Chez Pagani, le statut d'artisan n'empêche pas la créativité, la recherche. Ainsi, l’entreprise a développé une nouvelle fibre baptisée Carbon-Titanium qui est dorénavant utilisée pour les pièces intérieures de dernières productions. Sur la Cinque, version la plus performante et la plus aboutie des Zonda routières, ce nouveau matériau permet de gagner 50 kg sur la masse totale tout en offrant plus de rigidité. Et lorsque l’on sait que cette Cinque qui ne sera produite qu’à 10 exemplaires (5 coupés, déjà achetés par le même client et 5 roadsters) est dotée d’un V12 AMG de 678 ch et 780 Nm de couple on se dit que les 1210 kg de de ce bijou facturé 1.3 million d’euros n’auront pas de mal à se mettre en mouvement. Ensuite, le montage final est une affaire de rigueur, de patience et de méticulosité et contrairement à quelques officines aux ateliers froids et immaculés où l’image semble plus compter que le produit, ici, tout est réalisé à la main dans une atmosphère joyeuse et une ambiance que seuls les italiens savent entretenir. Ainsi, un ingénieur travaille sur le moteur (qui est un Mercedes sur la Zonda) avec un tee-shirt BMW sur le dos et un large sourire sur le visage.

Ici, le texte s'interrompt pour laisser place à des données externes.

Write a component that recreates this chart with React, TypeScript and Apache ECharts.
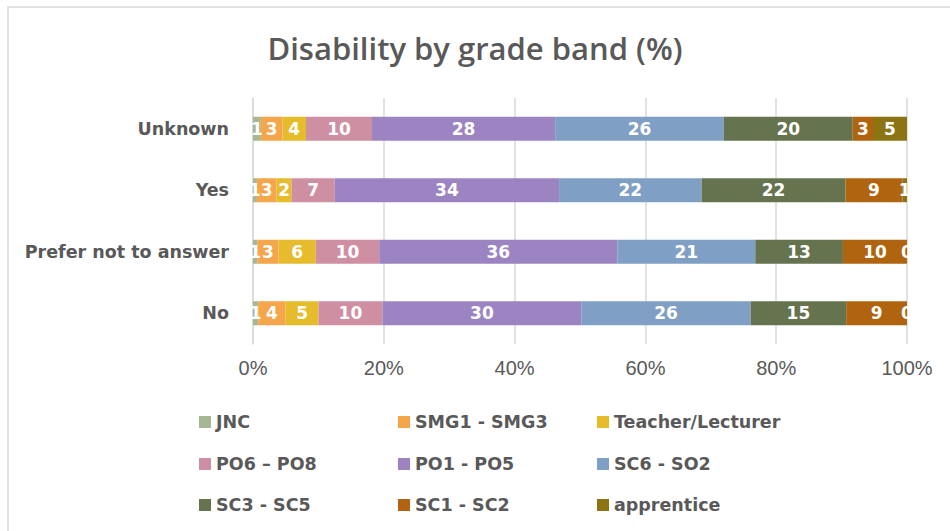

Zonda vit actuellement une fin de cycle. Cette usine que nous visitons sera bientôt remplacée par une nouvelle, plus grande, à quelques hectomètres de là. Elle accueillera la nouvelle C9 qui arrivera d'ici la fin de l'année prochaine et qui est en phase finale de mise au point. Ces locaux deviendront alors le "SAV" haut de gamme de Pagani car Horacio nourrit de grandes ambitions pour sa nouvelle progéniture qui sera enfin homologuée aux USA et qui doit permettre à l'entreprise de doubler sa production annuelle pour atteindre 40 voitures par an.
Pour finir, rappelons que les Zonda réussissent la gageure d’être, avec la Ferrari Enzo, les seules supercars dont la côte grimpe en « occasion ». La rareté et la qualité font en général de bons placements. Si Zonda est la concrétisation du rêve d’un gamin de Buenos Aires, il ne faut pas perdre de vue qu’elle est aussi la réalisation d’un ingénieur-designer perfectionniste ayant plus de 30 ans d’expérience dans le domaine.